Democratic Congressional candidate Anthony Gemma says there is widespread voter fraud in Providence. RIPR’s Scott MacKay reminds us that such allegations aren’t new in Rhode Island.
Charges of voter suppression, chicanery and outright bribery are as Rhode Island as frozen lemonade, quahogs and Narragansett Bay.
Our state’s long and florid political history is salted with jousts over who should be allowed to vote, whose votes count the most and campaign tactics straight from the underside of the Tammany-Hall genre of electioneering.
The earliest settlers to this place Roger Williams famously called Providence restricted suffrage to white men who held real estate. After Rhode Island evolved from colony to state, the Protestant Yankees who held political control solidified it by ensuring that immigrants were denied the vote.
After the Civil War, Rhode Island swelled with Roman Catholic immigrants. The arrival of Irish, Italian and Portuguese newcomers startled the Yankees into action: A property qualification of $134 in real estate was established to keep poor immigrants away from the polls. And the state Senate was rigged to give rural Republican districts the upper hand: By 1920, West Greenwich, population 397, had the same number of senators – one- as Providence, population more than 100,000.

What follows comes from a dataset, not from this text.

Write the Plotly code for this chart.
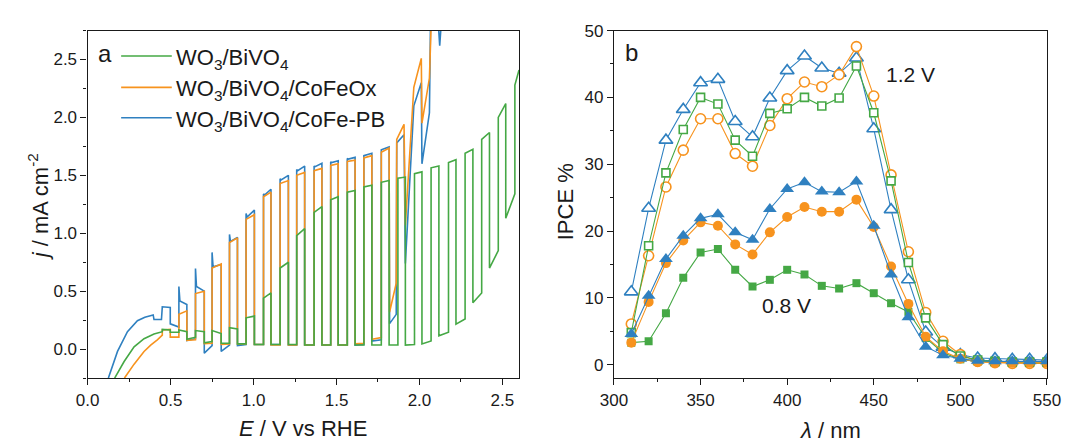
import plotly.graph_objects as go

W, H = 1077, 444

# ---------------- Panel a : chopped LSV ----------------
chop_on = [0.45, 0.55, 0.65, 0.75, 0.855, 0.955, 1.06, 1.16, 1.26, 1.365, 1.465,
           1.565, 1.665, 1.77, 1.87, 1.97, 2.07, 2.175, 2.275, 2.375, 2.475, 2.575]
chop_off = [0.498, 0.598, 0.703, 0.805, 0.903, 1.005, 1.105, 1.21, 1.308, 1.412, 1.51,
            1.612, 1.713, 1.817, 1.915, 2.015, 2.117, 2.22, 2.322, 2.422, 2.52, 2.60]

# WO3/BiVO4
bv_onset_E = [0.163, 0.22, 0.28, 0.34, 0.40, 0.45]
bv_onset_j = [-0.25, -0.107, 0.02, 0.09, 0.13, 0.15]
bv_peak = [0.17, 0.165, 0.16, 0.16, 0.185, 0.27, 0.44, 0.70, 0.98, 1.18, 1.29,
           1.355, 1.40, 1.44, 1.475, 1.515, 1.565, 1.61, 1.69, 1.81, 2.00, 2.28]
bv_light_start = bv_peak
bv_light_end = [0.165, 0.15, 0.15, 0.135, 0.175, 0.285, 0.485, 0.75, 1.04, 1.23, 1.315,
                1.37, 1.415, 1.455, 1.485, 1.53, 1.58, 1.635, 1.725, 1.87, 2.12, 2.41]
bv_dark_start = [0.146, 0.085, 0.055, 0.05, 0.045, 0.04, 0.04, 0.04, 0.035, 0.035, 0.035,
                 0.035, 0.035, 0.035, 0.035, 0.045, 0.115, 0.215, 0.40, 0.70, 1.13]
bv_dark_end = [0.146, 0.103, 0.066, 0.05, 0.045, 0.04, 0.04, 0.04, 0.035, 0.035, 0.035,
               0.035, 0.035, 0.035, 0.04, 0.07, 0.145, 0.26, 0.485, 0.85, 1.34]
bv_tail_E = []
bv_tail_j = []

# WO3/BiVO4/CoFeOx
ox_onset_E = [0.222, 0.28, 0.34, 0.38, 0.42, 0.45]
ox_onset_j = [-0.25, -0.13, -0.02, 0.035, 0.08, 0.12]
ox_peak = [0.165, 0.30, 0.48, 0.70, 0.92, 1.12, 1.315, 1.43, 1.50, 1.54, 1.585, 1.62, 1.65, 1.70]
ox_light_start = ox_peak
ox_light_end = [0.17, 0.33, 0.50, 0.735, 0.96, 1.16, 1.355, 1.455, 1.525, 1.56, 1.60, 1.63, 1.67, 1.735]
ox_dark_start = [0.103, 0.075, 0.047, 0.04, 0.045, 0.04, 0.035, 0.035, 0.035, 0.035, 0.035, 0.045, 0.085]
ox_dark_end = [0.103, 0.08, 0.05, 0.045, 0.045, 0.04, 0.035, 0.035, 0.035, 0.035, 0.035, 0.05, 0.10]
ox_tail_E = [1.82, 1.86, 1.863, 1.907, 1.915, 1.966, 2.011, 2.015, 2.06, 2.075]
ox_tail_j = [0.32, 0.57, 1.81, 1.94, 1.07, 2.26, 2.51, 1.95, 2.34, 3.0]

# WO3/BiVO4/CoFe-PB
pb_onset_E = [0.125, 0.18, 0.24, 0.30, 0.345, 0.395, 0.40, 0.445]
pb_onset_j = [-0.25, -0.02, 0.15, 0.245, 0.275, 0.295, 0.255, 0.255]
pb_peak = [0.365, 0.54, 0.695, 0.835, 0.99, 1.17, 1.34, 1.47, 1.55, 1.58, 1.617, 1.645, 1.67, 1.72]
pb_light_start = [0.365, 0.416, 0.54, 0.71, 0.93, 1.14, 1.33, 1.46, 1.54, 1.575, 1.61, 1.64, 1.67, 1.72]
pb_light_end = [0.36, 0.385, 0.50, 0.73, 0.965, 1.20, 1.38, 1.50, 1.58, 1.605, 1.626, 1.655, 1.69, 1.745]
pb_dark_start = [0.218, 0.075, -0.035, -0.02, 0.03, 0.04, 0.04, 0.035, 0.035, 0.035, 0.035, 0.035, 0.07]
pb_dark_end = [0.19, 0.09, 0.03, 0.035, 0.04, 0.04, 0.04, 0.035, 0.035, 0.035, 0.035, 0.04, 0.08]
pb_tail_E = [1.82, 1.86, 1.863, 1.907, 1.915, 1.966, 2.011, 2.015, 2.06, 2.068, 2.10, 2.122, 2.145]
pb_tail_j = [0.22, 0.30, 1.78, 1.85, 0.74, 2.10, 2.30, 1.60, 2.04, 3.0, 3.1, 2.62, 3.1]

# ---------------- Panel b : IPCE ----------------
wavelength = [310, 320, 330, 340, 350, 360, 370, 380, 390, 400, 410, 420, 430,
              440, 450, 460, 470, 480, 490, 500, 510, 520, 530, 540, 550]
pb_12 = [10.9, 23.4, 33.6, 38.2, 42.2, 42.7, 36.4, 34.1, 39.9, 44.0, 46.2, 44.4, 43.6,
         45.9, 35.3, 23.2, 12.7, 4.9, 2.6, 1.5, 1.0, 0.9, 0.8, 0.8, 0.7]
ox_12 = [6.1, 16.3, 26.6, 32.1, 36.8, 36.8, 31.6, 29.7, 35.8, 39.8, 42.3, 41.6, 43.4,
         47.6, 40.2, 28.4, 16.9, 7.8, 3.5, 1.5, 0.5, 0.3, 0.2, 0.2, 0.2]
bv_12 = [4.8, 17.8, 28.7, 35.2, 40.0, 39.0, 33.6, 31.2, 37.6, 38.3, 40.0, 38.7, 39.9,
         44.7, 37.7, 27.5, 15.3, 7.0, 3.0, 1.3, 0.7, 0.5, 0.4, 0.4, 0.4]
pb_08 = [4.6, 10.3, 15.8, 19.3, 21.9, 22.5, 19.8, 18.7, 23.3, 26.3, 27.3, 25.9, 25.8,
         27.4, 20.8, 13.5, 7.1, 2.7, 1.4, 0.9, 0.6, 0.5, 0.5, 0.5, 0.5]
ox_08 = [3.3, 9.4, 15.2, 18.6, 21.3, 20.8, 18.0, 16.5, 19.8, 22.1, 23.6, 22.9, 22.9,
         24.7, 20.6, 14.7, 9.1, 4.2, 2.0, 0.9, 0.4, 0.3, 0.3, 0.3, 0.3]
bv_08 = [3.3, 3.5, 7.7, 13.0, 16.8, 17.3, 14.2, 11.7, 12.7, 14.2, 13.5, 11.8, 11.4,
         12.2, 10.7, 9.2, 7.9, 4.0, 1.8, 0.8, 0.5, 0.4, 0.4, 0.3, 0.3]

legend_names = ["WO<sub>3</sub>/BiVO<sub>4</sub>",
                "WO<sub>3</sub>/BiVO<sub>4</sub>/CoFeOx",
                "WO<sub>3</sub>/BiVO<sub>4</sub>/CoFe-PB"]

GREEN = "#45a845"
ORANGE = "#f7931e"
BLUE = "#2f80c0"
FONT = "Liberation Sans, Arial, sans-serif"
INK = "#1a1a1a"


def build(onset_E, onset_j, peak, ls, le, ds, de, tail_E, tail_j):
    E = list(onset_E)
    J = list(onset_j)
    for k in range(len(ls)):
        if k > 0:
            E.append(chop_on[k]); J.append(de[k - 1])
        E.append(chop_on[k]); J.append(peak[k])
        if peak[k] != ls[k]:
            E.append(chop_on[k] + 0.006); J.append(ls[k])
        E.append(chop_off[k]); J.append(le[k])
        if k < len(ds):
            E.append(chop_off[k]); J.append(ds[k])
    E += tail_E
    J += tail_j
    return E, J


fig = go.Figure()

pbE, pbJ = build(pb_onset_E, pb_onset_j, pb_peak, pb_light_start, pb_light_end,
                 pb_dark_start, pb_dark_end, pb_tail_E, pb_tail_j)
oxE, oxJ = build(ox_onset_E, ox_onset_j, ox_peak, ox_light_start, ox_light_end,
                 ox_dark_start, ox_dark_end, ox_tail_E, ox_tail_j)
bvE, bvJ = build(bv_onset_E, bv_onset_j, bv_peak, bv_light_start, bv_light_end,
                 bv_dark_start, bv_dark_end, bv_tail_E, bv_tail_j)

for E, J, c, nm in [(pbE, pbJ, BLUE, legend_names[2]),
                    (oxE, oxJ, ORANGE, legend_names[1]),
                    (bvE, bvJ, GREEN, legend_names[0])]:
    fig.add_trace(go.Scatter(x=E, y=J, mode="lines", name=nm,
                             line=dict(color=c, width=1.6),
                             xaxis="x", yaxis="y", showlegend=False))

# IPCE traces
ipce = [
    (pb_12, BLUE, "triangle-up", 12, True, "CoFe-PB 1.2 V"),
    (ox_12, ORANGE, "circle", 10, True, "CoFeOx 1.2 V"),
    (bv_12, GREEN, "square", 8, True, "WO3/BiVO4 1.2 V"),
    (bv_08, GREEN, "square", 8, False, "WO3/BiVO4 0.8 V"),
    (ox_08, ORANGE, "circle", 10, False, "CoFeOx 0.8 V"),
    (pb_08, BLUE, "triangle-up", 12, False, "CoFe-PB 0.8 V"),
]
for vals, c, sym, sz, hollow, nm in ipce:
    fig.add_trace(go.Scatter(
        x=wavelength, y=vals, mode="lines+markers", name=nm,
        line=dict(color=c, width=1.1),
        marker=dict(symbol=sym, size=sz,
                    color="white" if hollow else c,
                    line=dict(color=c, width=1.6 if hollow else 0)),
        xaxis="x2", yaxis="y2", showlegend=False))


def px(x):
    return x / W


def py(y):
    return 1 - y / H


axis_common = dict(showline=True, mirror=True, linecolor=INK, linewidth=1.3,
                   ticks="outside", ticklen=6, tickwidth=1.3, tickcolor=INK,
                   showgrid=False, zeroline=False,
                   tickfont=dict(family=FONT, size=17, color=INK))
minor_common = dict(ticklen=3, tickwidth=1.2, tickcolor=INK, ticks="outside")

fig.update_layout(
    width=W, height=H, margin=dict(l=0, r=0, t=0, b=0),
    paper_bgcolor="white", plot_bgcolor="white",
    xaxis=dict(domain=[px(75.6), px(518.5)], range=[0, 2.6], dtick=0.5, tick0=0,
               tickformat=".1f", anchor="y", minor=dict(dtick=0.25, **minor_common),
               **axis_common),
    yaxis=dict(domain=[py(376.7), py(22)], range=[-0.25, 2.75], dtick=0.5, tick0=0,
               tickformat=".1f", anchor="x", minor=dict(dtick=0.25, **minor_common),
               **axis_common),
    xaxis2=dict(domain=[px(616), px(1060.5)], range=[300, 550], dtick=50, tick0=300,
                anchor="y2", minor=dict(dtick=25, **minor_common),
                **axis_common),
    yaxis2=dict(domain=[py(376.7), py(22)], range=[-2, 50], dtick=10, tick0=0,
                anchor="x2", minor=dict(dtick=5, **minor_common),
                **axis_common),
    showlegend=False,
)

annotations = [
    dict(x=px(297), y=py(428), text="<i>E</i> / V vs RHE", font=dict(size=22)),
    dict(x=px(25), y=py(202), text="<i>j</i> / mA cm<sup>-2</sup>", textangle=-90,
         font=dict(size=22)),
    dict(x=px(838), y=py(430), text="<i>λ</i> / nm", font=dict(size=22)),
    dict(x=px(566), y=py(197), text="IPCE %", textangle=-90, font=dict(size=22)),
    dict(x=px(93), y=py(45), text="a", font=dict(size=24)),
    dict(x=px(634), y=py(44), text="b", font=dict(size=24)),
    dict(x=px(920), y=py(67), text="1.2 V", font=dict(size=21)),
    dict(x=px(793), y=py(303), text="0.8 V", font=dict(size=21)),
]
# legend for panel a
leg_rows = [48, 80, 111]
leg_colors = [GREEN, ORANGE, BLUE]
shapes = []
for name, c, yy in zip(legend_names, leg_colors, leg_rows):
    shapes.append(dict(type="line", xref="paper", yref="paper",
                       x0=px(110), x1=px(162), y0=py(yy), y1=py(yy),
                       line=dict(color=c, width=1.6)))
    annotations.append(dict(x=px(164), y=py(yy + 3), text=name, xanchor="left",
                            font=dict(size=22)))

for a in annotations:
    a.setdefault("xanchor", "center")
    a["yanchor"] = "middle"
    a["xref"] = "paper"
    a["yref"] = "paper"
    a["showarrow"] = False
    a["font"] = dict(family=FONT, color=INK, size=a["font"]["size"])

fig.update_layout(annotations=annotations, shapes=shapes)

fig.write_html("out.html",
               post_script="document.body.style.margin='0';document.body.style.padding='0';")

It was Charles Brayton, the state’s chief Republican operative who boasted that, “an honest voter is one who stays bought.’’
Back and forth went the accusations of which side bribed more voters. When Republicans were criticized for buying votes, Brayton said the Democrats would do the same thing if only they had the money.
In those days, Republicans had ready cash supplied by the Yankee mill owners who bought a General Assembly that ensured that child labor was never outlawed in Rhode Island until the federal government banned it during Franklin Roosevelt’s New Deal.
When Democrats took over state government during the depths of the Great Depression in 1934, they didn’t play by Marquis de Queensbury electoral rules either.
In Providence, which by the middle of the 20th Century was a machine city run by the Democratic Party, the use of “street money’’ in elections was never far from the surface. By the 1980s, bribing voters to cast absentee ballots became so prevalent in some South Providence precincts that the General Assembly stiffened the laws against voter fraud.
Now comes Anthony Gemma with assertions that his Democratic primary opponent, incumbent Congressman David Cicilline, is tied to voter fraud. Gemma held a news conference Wednesday to say that Cicilline campaign operatives bribed voters. Gemma’s event had moments of the surreal – he claimed that an unnamed to East Side Providence Democrat cross-dressed to vote more than once. This sounds more like paranoid talk show palaver than political reality, but , of course, one never knows.
There may well be problems with voting in the seen-better-days neighborhoods of Providence’s South Side. But you sure can’t tell by Gemma’s paranoid style and Joe McCarthy-like pronouncements of anonymous witnesses to purported crimes.
And there appears to be a bit of everything old is new again in Gemma’s tirade. Every time a new immigrant group comes to our shores, the natives tighten their grip on political power. And the new arrivals are always branded as knaves and thieves, corrupting the ballot box for the spoils – jobs and patronage – of government.
That’s how it was when the Yankees accused the Irish of stuffing ballot boxes. Now, in South Providence, it is the latest group of immigrants, the Latinos, who stand under a cloud of chicanery cast by Gemma.
Impersonating a voter is a felony. You would have to really love a candidate to risk prison for casting your vote. If there is something to Gemma’s charges, well, let the authorities figure it out. And if there is nothing there, well, don’t expect it to end the talk of voter fraud. Just wait until the next campaign.